Reproduce every line of the material below, but drop the pictures.
===============
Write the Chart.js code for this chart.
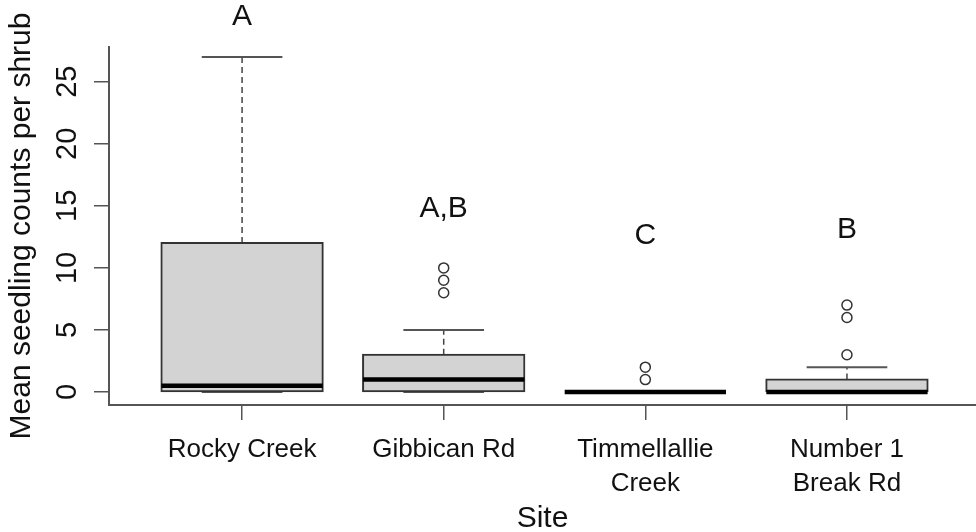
<!DOCTYPE html>
<html>
<head>
<meta charset="utf-8">
<script src="https://cdn.jsdelivr.net/npm/chart.js@4.4.1/dist/chart.umd.min.js"></script>
<style>
	html, body { margin: 0; padding: 0; background: #fff; }
	#wrap { width: 976px; height: 532px; }
</style>
</head>
<body>
<div id="wrap"><canvas id="seedling-chart" width="976" height="532"></canvas></div>
<script>
// boxplot summary per site
const sites = ['Rocky Creek', 'Gibbican Rd', ['Timmellallie', 'Creek'], ['Number 1', 'Break Rd']];
const lowerWhisker = [0, 0, 0, 0];
const lowerQuartile = [0, 0, 0, 0];
const medians = [0.5, 1, 0, 0];
const upperQuartile = [12, 3, 0, 1];
const upperWhisker = [27, 5, 0, 2];
const outliers = [[], [8, 9, 10], [1, 2], [3, 6, 7]];

// significance letters and the height they sit at
const letters = ['A', 'A,B', 'C', 'B'];
const letterHeights = [30.2, 14.8, 12.6, 13.1];

const yTicks = [0, 5, 10, 15, 20, 25];
const yMin = -1.05;
const yMax = 27.8;
const xMin = 0.34;
const xMax = 4.64;

const axisColor = '#555';
const textColor = '#111';
const fontFamily = "'Liberation Sans', Arial, sans-serif";

Chart.defaults.font.family = fontFamily;
Chart.defaults.color = textColor;

const boxData = sites.map((s, i) => ({ x: i + 1, y: [lowerQuartile[i], upperQuartile[i]] }));
const outlierData = [];
outliers.forEach((vals, i) => {
	vals.forEach((v) => outlierData.push({ x: i + 1, y: v }));
});

// whiskers, staples, medians and letters
const boxDetails = {
	id: 'boxDetails',
	beforeDatasetsDraw(chart) {
		const { ctx, scales: { x, y } } = chart;
		ctx.save();
		sites.forEach((s, i) => {
			const pos = i + 1;
			const cx = x.getPixelForValue(pos);

			ctx.strokeStyle = '#444';
			ctx.lineWidth = 1.5;
			ctx.setLineDash([6, 4]);
			ctx.beginPath();
			ctx.moveTo(cx, y.getPixelForValue(upperQuartile[i]));
			ctx.lineTo(cx, y.getPixelForValue(upperWhisker[i]));
			ctx.moveTo(cx, y.getPixelForValue(lowerQuartile[i]));
			ctx.lineTo(cx, y.getPixelForValue(lowerWhisker[i]));
			ctx.stroke();

			ctx.setLineDash([]);
			ctx.strokeStyle = axisColor;
			ctx.lineWidth = 2;
			ctx.beginPath();
			[upperWhisker[i], lowerWhisker[i]].forEach((v) => {
				const py = y.getPixelForValue(v);
				ctx.moveTo(x.getPixelForValue(pos - 0.2), py);
				ctx.lineTo(x.getPixelForValue(pos + 0.2), py);
			});
			ctx.stroke();
		});
		ctx.restore();
	},
	afterDatasetsDraw(chart) {
		const { ctx, scales: { x, y } } = chart;
		ctx.save();
		ctx.strokeStyle = '#000';
		ctx.lineWidth = 4.5;
		ctx.lineCap = 'butt';
		medians.forEach((m, i) => {
			const py = y.getPixelForValue(m);
			ctx.beginPath();
			ctx.moveTo(x.getPixelForValue(i + 1 - 0.4), py);
			ctx.lineTo(x.getPixelForValue(i + 1 + 0.4), py);
			ctx.stroke();
		});
		ctx.restore();
	},
	afterDraw(chart) {
		const { ctx, scales: { x, y } } = chart;
		ctx.save();
		ctx.fillStyle = textColor;
		ctx.font = '30px ' + fontFamily;
		ctx.textAlign = 'center';
		ctx.textBaseline = 'middle';
		letters.forEach((t, i) => {
			ctx.fillText(t, x.getPixelForValue(i + 1), y.getPixelForValue(letterHeights[i]));
		});
		ctx.restore();
	},
};

const config = {
	type: 'bar',
	data: {
		datasets: [
			{
				label: 'box',
				data: boxData,
				backgroundColor: '#d3d3d3',
				borderColor: '#333',
				borderWidth: 2,
				borderSkipped: false,
				inflateAmount: 1,
				barPercentage: 0.8,
				categoryPercentage: 1,
				order: 2,
			},
			{
				type: 'scatter',
				label: 'outliers',
				data: outlierData,
				pointStyle: 'circle',
				pointRadius: 5,
				pointBorderWidth: 1.5,
				pointBorderColor: '#333',
				pointBackgroundColor: 'rgba(0,0,0,0)',
				order: 1,
			},
		],
	},
	options: {
		responsive: false,
		animation: false,
		layout: { autoPadding: false, padding: { top: 47, right: 0, left: 0, bottom: 0 } },
		plugins: {
			legend: { display: false },
			tooltip: { enabled: false },
		},
		scales: {
			x: {
				type: 'linear',
				min: xMin,
				max: xMax,
				offset: false,
				grid: {
					offset: false,
					drawOnChartArea: false,
					drawTicks: true,
					tickLength: 15,
					color: axisColor,
					lineWidth: 1.5,
				},
				border: { color: axisColor, width: 2 },
				ticks: {
					font: { size: 26, lineHeight: 1.3 },
					color: textColor,
					padding: 13,
					maxRotation: 0,
					autoSkip: false,
					callback: (val) => sites[val - 1],
				},
				afterBuildTicks: (scale) => {
					scale.ticks = sites.map((s, i) => ({ value: i + 1 }));
				},
				afterFit: (scale) => {
					scale.height = 532 - 405;
					scale.paddingLeft = 0;
					scale.paddingRight = 0;
				},
				title: {
					display: true,
					text: 'Site',
					font: { size: 30, lineHeight: 0.9 },
					color: textColor,
					padding: { top: 0, bottom: 0 },
				},
			},
			y: {
				type: 'linear',
				min: yMin,
				max: yMax,
				grid: {
					drawOnChartArea: false,
					drawTicks: true,
					tickLength: 15,
					color: axisColor,
					lineWidth: 1.5,
				},
				border: { color: axisColor, width: 2 },
				ticks: {
					font: { size: 29 },
					color: textColor,
					padding: 9.5,
					minRotation: 90,
					maxRotation: 90,
					crossAlign: 'center',
					autoSkip: false,
					callback: (val) => String(val),
				},
				afterBuildTicks: (scale) => {
					scale.ticks = yTicks.map((v) => ({ value: v }));
				},
				afterFit: (scale) => {
					scale.width = 109;
					scale.paddingTop = 0;
					scale.paddingBottom = 0;
				},
				title: {
					display: true,
					text: 'Mean seedling counts per shrub',
					font: { size: 30, lineHeight: 1.2 },
					color: textColor,
					padding: { top: 4, bottom: 0 },
				},
			},
		},
	},
	plugins: [boxDetails],
};

const chart = new Chart(document.getElementById('seedling-chart'), config);
</script>
</body>
</html>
===============
Exercise result:
Write the Chart.js code for this chart.
<!DOCTYPE html>
<html>
<head>
<meta charset="utf-8">
<script src="https://cdn.jsdelivr.net/npm/chart.js@4.4.1/dist/chart.umd.min.js"></script>
<style>
	html, body { margin: 0; padding: 0; background: #fff; }
	#wrap { width: 976px; height: 532px; }
</style>
</head>
<body>
<div id="wrap"><canvas id="seedling-chart" width="976" height="532"></canvas></div>
<script>
// boxplot summary per site
const sites = ['Rocky Creek', 'Gibbican Rd', ['Timmellallie', 'Creek'], ['Number 1', 'Break Rd']];
const lowerWhisker = [0, 0, 0, 0];
const lowerQuartile = [0, 0, 0, 0];
const medians = [0.5, 1, 0, 0];
const upperQuartile = [12, 3, 0, 1];
const upperWhisker = [27, 5, 0, 2];
const outliers = [[], [8, 9, 10], [1, 2], [3, 6, 7]];

// significance letters and the height they sit at
const letters = ['A', 'A,B', 'C', 'B'];
const letterHeights = [30.2, 14.8, 12.6, 13.1];

const yTicks = [0, 5, 10, 15, 20, 25];
const yMin = -1.05;
const yMax = 27.8;
const xMin = 0.34;
const xMax = 4.64;

const axisColor = '#555';
const textColor = '#111';
const fontFamily = "'Liberation Sans', Arial, sans-serif";

Chart.defaults.font.family = fontFamily;
Chart.defaults.color = textColor;

const boxData = sites.map((s, i) => ({ x: i + 1, y: [lowerQuartile[i], upperQuartile[i]] }));
const outlierData = [];
outliers.forEach((vals, i) => {
	vals.forEach((v) => outlierData.push({ x: i + 1, y: v }));
});

// whiskers, staples, medians and letters
const boxDetails = {
	id: 'boxDetails',
	beforeDatasetsDraw(chart) {
		const { ctx, scales: { x, y } } = chart;
		ctx.save();
		sites.forEach((s, i) => {
			const pos = i + 1;
			const cx = x.getPixelForValue(pos);

			ctx.strokeStyle = '#444';
			ctx.lineWidth = 1.5;
			ctx.setLineDash([6, 4]);
			ctx.beginPath();
			ctx.moveTo(cx, y.getPixelForValue(upperQuartile[i]));
			ctx.lineTo(cx, y.getPixelForValue(upperWhisker[i]));
			ctx.moveTo(cx, y.getPixelForValue(lowerQuartile[i]));
			ctx.lineTo(cx, y.getPixelForValue(lowerWhisker[i]));
			ctx.stroke();

			ctx.setLineDash([]);
			ctx.strokeStyle = axisColor;
			ctx.lineWidth = 2;
			ctx.beginPath();
			[upperWhisker[i], lowerWhisker[i]].forEach((v) => {
				const py = y.getPixelForValue(v);
				ctx.moveTo(x.getPixelForValue(pos - 0.2), py);
				ctx.lineTo(x.getPixelForValue(pos + 0.2), py);
			});
			ctx.stroke();
		});
		ctx.restore();
	},
	afterDatasetsDraw(chart) {
		const { ctx, scales: { x, y } } = chart;
		ctx.save();
		ctx.strokeStyle = '#000';
		ctx.lineWidth = 4.5;
		ctx.lineCap = 'butt';
		medians.forEach((m, i) => {
			const py = y.getPixelForValue(m);
			ctx.beginPath();
			ctx.moveTo(x.getPixelForValue(i + 1 - 0.4), py);
			ctx.lineTo(x.getPixelForValue(i + 1 + 0.4), py);
			ctx.stroke();
		});
		ctx.restore();
	},
	afterDraw(chart) {
		const { ctx, scales: { x, y } } = chart;
		ctx.save();
		ctx.fillStyle = textColor;
		ctx.font = '30px ' + fontFamily;
		ctx.textAlign = 'center';
		ctx.textBaseline = 'middle';
		letters.forEach((t, i) => {
			ctx.fillText(t, x.getPixelForValue(i + 1), y.getPixelForValue(letterHeights[i]));
		});
		ctx.restore();
	},
};

const config = {
	type: 'bar',
	data: {
		datasets: [
			{
				label: 'box',
				data: boxData,
				backgroundColor: '#d3d3d3',
				borderColor: '#333',
				borderWidth: 2,
				borderSkipped: false,
				inflateAmount: 1,
				barPercentage: 0.8,
				categoryPercentage: 1,
				order: 2,
			},
			{
				type: 'scatter',
				label: 'outliers',
				data: outlierData,
				pointStyle: 'circle',
				pointRadius: 5,
				pointBorderWidth: 1.5,
				pointBorderColor: '#333',
				pointBackgroundColor: 'rgba(0,0,0,0)',
				order: 1,
			},
		],
	},
	options: {
		responsive: false,
		animation: false,
		layout: { autoPadding: false, padding: { top: 47, right: 0, left: 0, bottom: 0 } },
		plugins: {
			legend: { display: false },
			tooltip: { enabled: false },
		},
		scales: {
			x: {
				type: 'linear',
				min: xMin,
				max: xMax,
				offset: false,
				grid: {
					offset: false,
					drawOnChartArea: false,
					drawTicks: true,
					tickLength: 15,
					color: axisColor,
					lineWidth: 1.5,
				},
				border: { color: axisColor, width: 2 },
				ticks: {
					font: { size: 26, lineHeight: 1.3 },
					color: textColor,
					padding: 13,
					maxRotation: 0,
					autoSkip: false,
					callback: (val) => sites[val - 1],
				},
				afterBuildTicks: (scale) => {
					scale.ticks = sites.map((s, i) => ({ value: i + 1 }));
				},
				afterFit: (scale) => {
					scale.height = 532 - 405;
					scale.paddingLeft = 0;
					scale.paddingRight = 0;
				},
				title: {
					display: true,
					text: 'Site',
					font: { size: 30, lineHeight: 0.9 },
					color: textColor,
					padding: { top: 0, bottom: 0 },
				},
			},
			y: {
				type: 'linear',
				min: yMin,
				max: yMax,
				grid: {
					drawOnChartArea: false,
					drawTicks: true,
					tickLength: 15,
					color: axisColor,
					lineWidth: 1.5,
				},
				border: { color: axisColor, width: 2 },
				ticks: {
					font: { size: 29 },
					color: textColor,
					padding: 9.5,
					minRotation: 90,
					maxRotation: 90,
					crossAlign: 'center',
					autoSkip: false,
					callback: (val) => String(val),
				},
				afterBuildTicks: (scale) => {
					scale.ticks = yTicks.map((v) => ({ value: v }));
				},
				afterFit: (scale) => {
					scale.width = 109;
					scale.paddingTop = 0;
					scale.paddingBottom = 0;
				},
				title: {
					display: true,
					text: 'Mean seedling counts per shrub',
					font: { size: 30, lineHeight: 1.2 },
					color: textColor,
					padding: { top: 4, bottom: 0 },
				},
			},
		},
	},
	plugins: [boxDetails],
};

const chart = new Chart(document.getElementById('seedling-chart'), config);
</script>
</body>
</html>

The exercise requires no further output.